I grew up with audiobooks. That is to say, audiobooks grew up and so did I. I went to high school and got my own car. They moved to CD, got sleeker binders. I went to college and got a library job. My hometown library had a small and arcane collection of audiobooks, but at college the library’s audiobook shelves teemed with possibility. I remember listening to George Guidall read John Irving’s A Widow for One Year or Theodor Bikel’s The Name of the Rose by Umberto Eco or James Mason’s narration of Graham Greene’s The Third Man while I reshelved books or roamed the stacks.
And on and on. Audible.com popped up about the time I got my first real job and for us both, still on our parallel tracks, the horizons seemed to expand. My new job involved a lot of travel, so I logged many in-flight hours with John Lee, Wanda McCaddon, Juliet Stevenson and Grover Gardener (still my favorite).
Then I started recording my own. There were a lot of books I wanted to read (and re-read) and no audiobooks available for them. I had a USB microphone already and I reasoned that if I were to read them into the Audacity software, and then edit the files, I would have the books when I wanted them. I would have to listen to my own voice reading them and not David Colacci’s, but (so went my reasoning) don’t you read books in your own voice when you read them to yourself? Isn’t the reading voice that lives in your brain your voice?
Well, the jury that lives in my brain is still out on that. I’d much rather have Grover Gardener’s voice in there, and I think he guest reads. In any case, I had no idea what i was in for. The amount of editing for a perfectly narrated book is still daunting.
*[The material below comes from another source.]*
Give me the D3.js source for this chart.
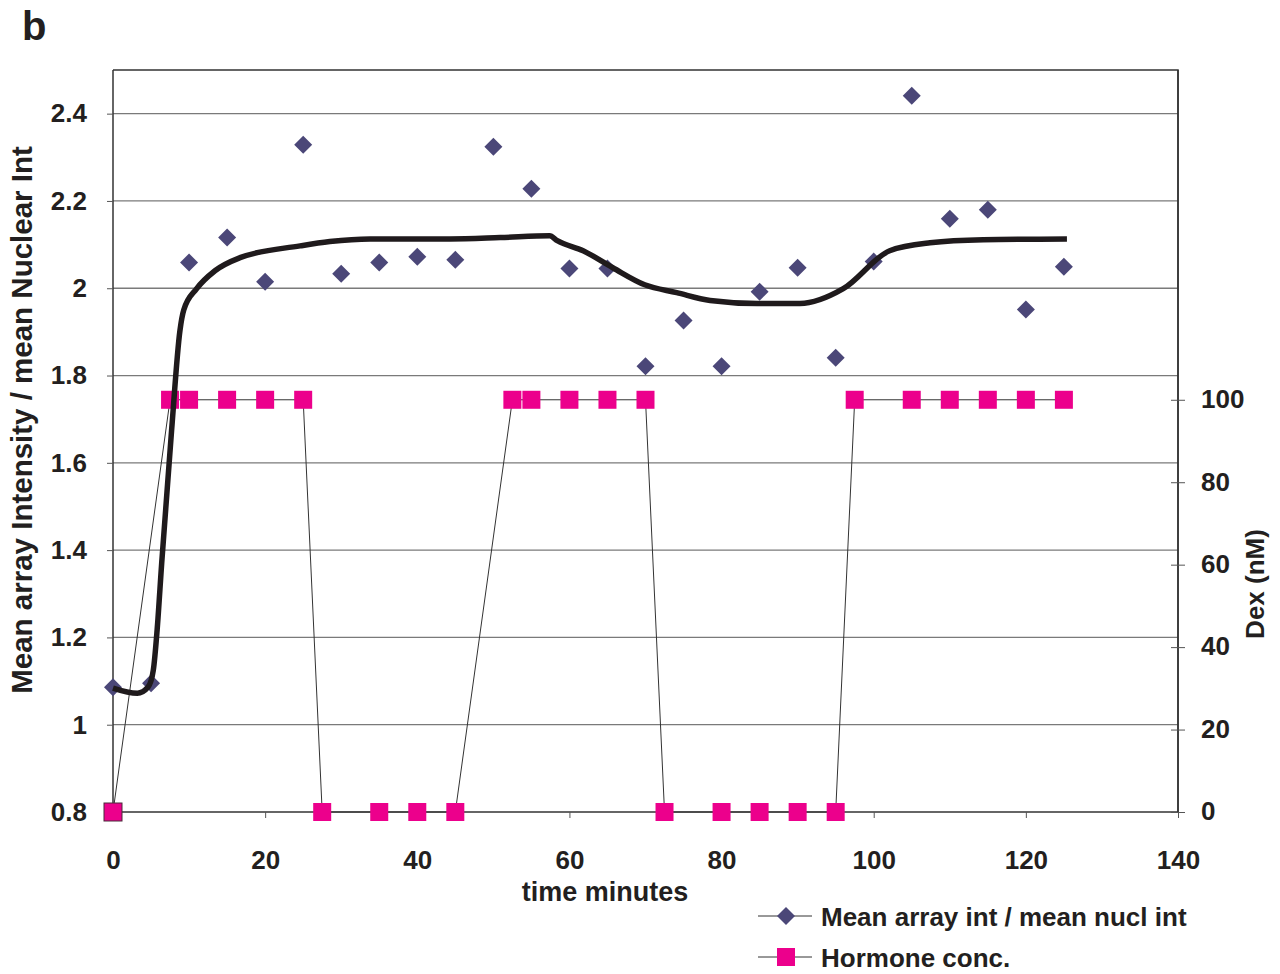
<!DOCTYPE html>
<html>
<head>
<meta charset="utf-8">
<script src="https://cdn.jsdelivr.net/npm/d3@7"></script>
<style>
  body { margin: 0; background: #fff; }
  svg text { font-family: 'Liberation Sans', Arial, Helvetica, sans-serif; font-weight: bold; fill: #231f20; }
</style>
</head>
<body>
<div class="dataviz"></div>
<script>
// diamonds: mean array int / mean nucl int
const ratioTimes = [0, 5, 10, 15, 20, 25, 30, 35, 40, 45, 50, 55, 60, 65, 70, 75, 80, 85, 90, 95, 100, 105, 110, 115, 120, 125]
const ratioValues = [1.086, 1.095, 2.059, 2.116, 2.015, 2.329, 2.033, 2.059, 2.072, 2.065, 2.324, 2.228, 2.045, 2.045,
  1.821, 1.926, 1.821, 1.992, 2.047, 1.841, 2.061, 2.441, 2.159, 2.180, 1.951, 2.049]

// squares: hormone conc. (Dex nM)
const hormoneTimes = [0, 7.5, 10, 15, 20, 25, 27.5, 35, 40, 45, 52.5, 55, 60, 65, 70, 72.5, 80, 85, 90, 95, 97.5, 105, 110, 115, 120, 125]
const hormoneValues = [0, 100, 100, 100, 100, 100, 0, 0, 0, 0, 100, 100, 100, 100, 100, 0, 0, 0, 0, 0, 100, 100, 100, 100, 100, 100]

// smoothed trend line
const trendTimes = [0, 3.2, 4.6, 5.3, 5.8, 6.4, 7.7, 8.8, 9.3, 11, 13.4, 16.7, 24.6, 28.5, 33.8, 44.3, 50.9, 57.4, 58.4,
  61.8, 65.7, 69.9, 74.1, 78.5, 84.7, 90.3, 96, 102.1, 107.4, 114.4, 125.4]
const trendValues = [1.084, 1.072, 1.086, 1.125, 1.217, 1.37, 1.674, 1.903, 1.95, 1.999, 2.04, 2.07, 2.097, 2.107, 2.113,
  2.113, 2.116, 2.12, 2.109, 2.086, 2.047, 2.008, 1.99, 1.972, 1.965, 1.965, 1.999, 2.086, 2.104, 2.111, 2.113]

const xTicks = [0, 20, 40, 60, 80, 100, 120, 140]
const leftTicks = [0.8, 1, 1.2, 1.4, 1.6, 1.8, 2, 2.2, 2.4]
const rightTicks = [0, 20, 40, 60, 80, 100]

const width = 1280
const height = 974
const m = { left: 113, right: 1178, top: 70, bottom: 812 }

const svg = d3.select('.dataviz').append('svg').attr('width', width).attr('height', height)

const x = d3.scaleLinear().domain([0, 140]).range([m.left, m.right])
const yL = d3.scaleLinear().domain([0.8, 2.5]).range([m.bottom, m.top])
const yR = d3.scaleLinear().domain([0, 180]).range([m.bottom, m.top])

// gridlines
svg.append('g')
  .selectAll('line')
  .data(leftTicks.slice(1))
  .join('line')
  .attr('x1', m.left).attr('x2', m.right)
  .attr('y1', d => yL(d)).attr('y2', d => yL(d))
  .attr('stroke', '#7a7a7a').attr('stroke-width', 1.3)

// frame top / right
svg.append('path')
  .attr('d', `M${m.left},${m.top}H${m.right}V${m.bottom}`)
  .attr('fill', 'none').attr('stroke', '#333').attr('stroke-width', 1.5)

// axes
const xAxis = svg.append('g').attr('transform', `translate(0,${m.bottom})`)
  .call(d3.axisBottom(x).tickValues(xTicks).tickSize(6).tickPadding(33).tickFormat(d3.format('d')))
const yAxis = svg.append('g').attr('transform', `translate(${m.left},0)`)
  .call(d3.axisLeft(yL).tickValues(leftTicks).tickSize(6).tickPadding(20).tickFormat(d => d3.format('')(d)))
const rAxis = svg.append('g').attr('transform', `translate(${m.right},0)`)
  .call(d3.axisRight(yR).tickValues(rightTicks).tickSize(7).tickPadding(16))

rAxis.selectAll('.tick line').attr('x1', -7)
rAxis.selectAll('.tick text').attr('dy', '0.3em')

;[xAxis, yAxis, rAxis].forEach(a => {
  a.select('.domain').attr('stroke', '#333').attr('stroke-width', 1.5)
  a.selectAll('.tick line').attr('stroke', '#555')
  a.selectAll('.tick text').style('font-size', '26px').attr('fill', '#231f20')
})
rAxis.select('.domain').attr('d', `M0,${m.top}V${m.bottom}`)
xAxis.select('.domain').attr('d', `M${m.left},0H${m.right}`)
yAxis.select('.domain').attr('d', `M0,${m.top}V${m.bottom}`)

// hormone line + squares
const hormone = hormoneTimes.map((t, i) => ({ t, v: hormoneValues[i] }))
svg.append('path')
  .datum(hormone)
  .attr('fill', 'none').attr('stroke', '#333').attr('stroke-width', 1)
  .attr('d', d3.line().x(d => x(d.t)).y(d => yR(d.v)))

svg.append('g')
  .selectAll('rect')
  .data(hormone)
  .join('rect')
  .attr('x', d => x(d.t) - 9).attr('y', d => yR(d.v) - 9)
  .attr('width', 18).attr('height', 18)
  .attr('fill', '#ec008c')
  .attr('stroke', (d, i) => i === 0 ? '#4a2a3a' : 'none').attr('stroke-width', 1)

// diamonds
const ratio = ratioTimes.map((t, i) => ({ t, v: ratioValues[i] }))
const diamond = 'M0,-9L9,0L0,9L-9,0Z'
svg.append('g')
  .selectAll('path')
  .data(ratio)
  .join('path')
  .attr('transform', d => `translate(${x(d.t)},${yL(d.v)})`)
  .attr('d', diamond)
  .attr('fill', '#4b4778')

// trend line
const trend = trendTimes.map((t, i) => ({ t, v: trendValues[i] }))
svg.append('path')
  .datum(trend)
  .attr('fill', 'none').attr('stroke', '#1f1a1c').attr('stroke-width', 5.5)
  .attr('stroke-linejoin', 'round')
  .attr('d', d3.line().curve(d3.curveMonotoneX).x(d => x(d.t)).y(d => yL(d.v)))

// titles
svg.append('text').attr('x', 22).attr('y', 40).style('font-size', '40px').text('b')

svg.append('text')
  .attr('transform', 'translate(32,420) rotate(-90)')
  .attr('text-anchor', 'middle').style('font-size', '29.5px')
  .text('Mean array Intensity / mean Nuclear Int')

svg.append('text')
  .attr('transform', 'translate(1264,584) rotate(-90)')
  .attr('text-anchor', 'middle').style('font-size', '26px')
  .text('Dex (nM)')

svg.append('text')
  .attr('x', 605).attr('y', 901)
  .attr('text-anchor', 'middle').style('font-size', '27px')
  .text('time minutes')

// legend
const legend = svg.append('g').attr('transform', 'translate(758,916)')
const items = [
  { label: 'Mean array int / mean nucl int', shape: 'diamond' },
  { label: 'Hormone conc.', shape: 'square' }
]
items.forEach((it, i) => {
  const g = legend.append('g').attr('transform', `translate(0,${i * 41})`)
  g.append('line').attr('x1', 0).attr('x2', 54).attr('stroke', '#333').attr('stroke-width', 1)
  if (it.shape === 'diamond') {
    g.append('path').attr('d', diamond).attr('transform', 'translate(28,0)').attr('fill', '#4b4778')
  } else {
    g.append('rect').attr('x', 19).attr('y', -9).attr('width', 18).attr('height', 18).attr('fill', '#ec008c')
  }
  g.append('text').attr('x', 63).attr('y', 10).style('font-size', '26px').text(it.label)
})
</script>
</body>
</html>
And I was not a perfect reader. But it turned out that reading books into a microphone was intensely satisfying. And I still remember the moments of voice-editing victory with Audacity — learning just what compression to use, mastering fades, locating mouth sounds by sight. It’s all a fiddly and intensely-focused business, but it’s hard to qualify how rewarding it is. I started recording books for Librivox.org and now I’m recording for ACX. I always have audiobooks with me, but now the mic tags along, too.
I’m still new to the business end of this, but my first commercially-produced audiobook will be coming out any moment now, and I’m recording three others as well. I’m also working on individual projects, and I hope to get the audio rights for those by the end of the year. I used to think I knew what that child on the Winnie the Pooh recording was feeling when I heard his stray voice on that tape. It’s encouraging to find that the same intimacy is available to the narrator, too. Audiobooks should always be available for that kind of intimate connection. I’m glad it’s my job now to make sure that they are.